Modified Hand track 2-pcs wheel (about $6) is for Stator base with steel stator hub, it has 4 or 5 holes flange with two bearings inside. The below sketch is the attached 2pcs hand track wheels. In order to rotate smoothly like race Go-Kart or mini-bike wheels, the bearings has been replaced to high speed types. (Go-Kart front hub comes with high-speed bearings.).




























Making Stator coil
Winding copper magnet wire to meet magnet size and place coils and wiring each other along with 3-phase star-wiring, then store inside epoxy mold shell made of cheap particle wood boards. Star-wiring is the most common. This is the 3-phase 12coils-16 poles star wiring stator coil. Start casting epoxy resin and wait for one night. (Glass fiber may be used for increasing durability.) 




























Making Rotors
Cut out steel sheet as round disks and place magnets with epoxy glue (J-B Weld). (Must make necessary holes before attach magnets.) Then, install on Stator base, sandwiched stator coils.










Making wing shaft and spoke
The wing shaft is made of 1.5mm thick oval aluminum tube (19x29mm) with 3/16" steel plate for rotor. 

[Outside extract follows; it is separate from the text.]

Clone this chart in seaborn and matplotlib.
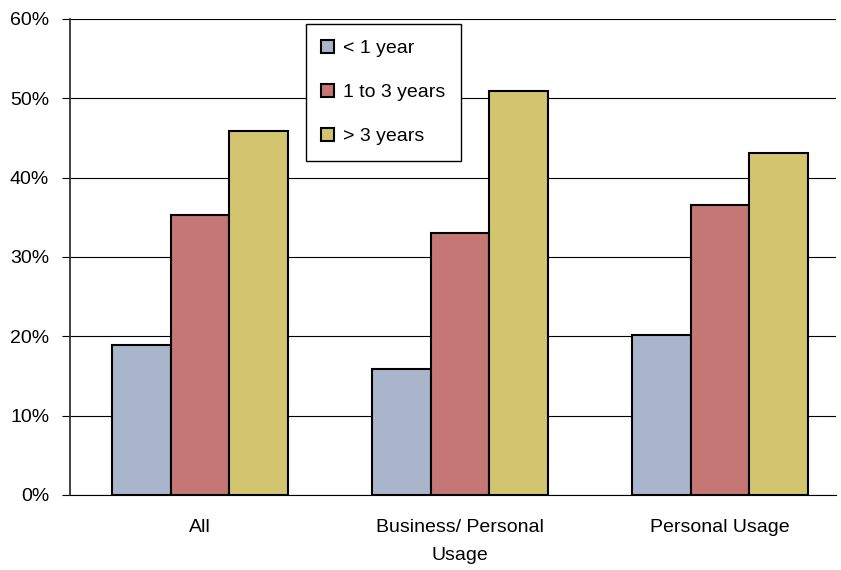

Making Aluminum wings/blades
Designing the wing/blade shape with internal reinforce bone structure to withstand centrifugal force to the projected maximum RPM (or wind speed); then, start making wing/blade. Aluminum seems to be a good candidate by light weight and durability, and sheet metal forming will be the major process of making Wings. Sheet metal press tools, English wheel will finish the job quick and easy. On the other hand, ordinal hand tools need more work time. The process is cut, bend and roll; then, add the bone shape reinforce structure on the back, which may depends on the shape of blade and wind. The important point is to provide rain water drain passage. Even if completely sealed wing/blade, rain water may come inside wing/blade after 2 or 3 years. 
Simple blade might be Crossflow and Darlus, Crossflow blade is just like blower shape, and Darlus blade is one piece of long sheet and slightly rolled just like below:


















For example, the below wing type has polystyrene block inside wing to reinforce the structure as well as support the shape of wind. The polystyrene block is cut off at the end of wind edge for rain water drain if rainwater comes in. Another one is puddle-gyro blade with corrugated paperboard like reinforce structure. Corrugated paperboard is well known for durable and light weight.




































Alternatives
Saddle threshold (aluminum extrusion) will be one of the most easy and durable blade candidates for small VAWT. The below is the examples of aluminum saddle threshold as blade which must be 4"-5" width with 36" height, available at hardware stores around $14-$20, it may need to install 5 or 6 blades to catch enough wind, mostly can be used as cross flow blade. But, home-made blades are more economy.



















Testing
Test of generating electric power will be the last step, below is the easy way to test. Connect to 3-phase AC to DC12V regulator and DC12V load, associating with voltage meters. Then, start electric fan from min. to max. Then, check both AC and DC voltage. If generating power is small, add blades/wing arms or create more effective wing/blade. DC Wattmeter is easy way to check the generating DC power as above. But, the below schematic is typical simple charging circuit and simple testing.









The first stage is 3-phase rectifier (bridge diodes) with cooling heat sink to convert to DC. It required DC load due to non-constant voltage generation, battery is excellent load and dumper, and any device with DC12V operation. The generating voltage will be fluctuating from 0 to way above the desired output voltage, and in order to avoid any damages, so battery should be connected. The battery will absorb any extra power (with in battery's charging capacity), or cover the gap of generating power. SLA (sealed lead acid) battery is recommended. Adding the battery fuse, in case of short-circuit, voltmeter, and ammeter (with shunt). Blade starts rotating, and the ammeter indicates from 0 to the generating current. 









Note: Diversion controller may be added when the generating power exceeds battery's charging capacity to avoid damage/over heat of battery. 
I just tested at about 0.3 - 0.5mph, the open voltage was 6 - 7VDC. Planned to check the generating W VS rpm (mph) curve. Then, I want to try MPPT wind regulating charger to check the efficiency. After testing this single AFPM for a while, start building double AFPM, I may change some mechanical area. Also I am making solar tracking.


----------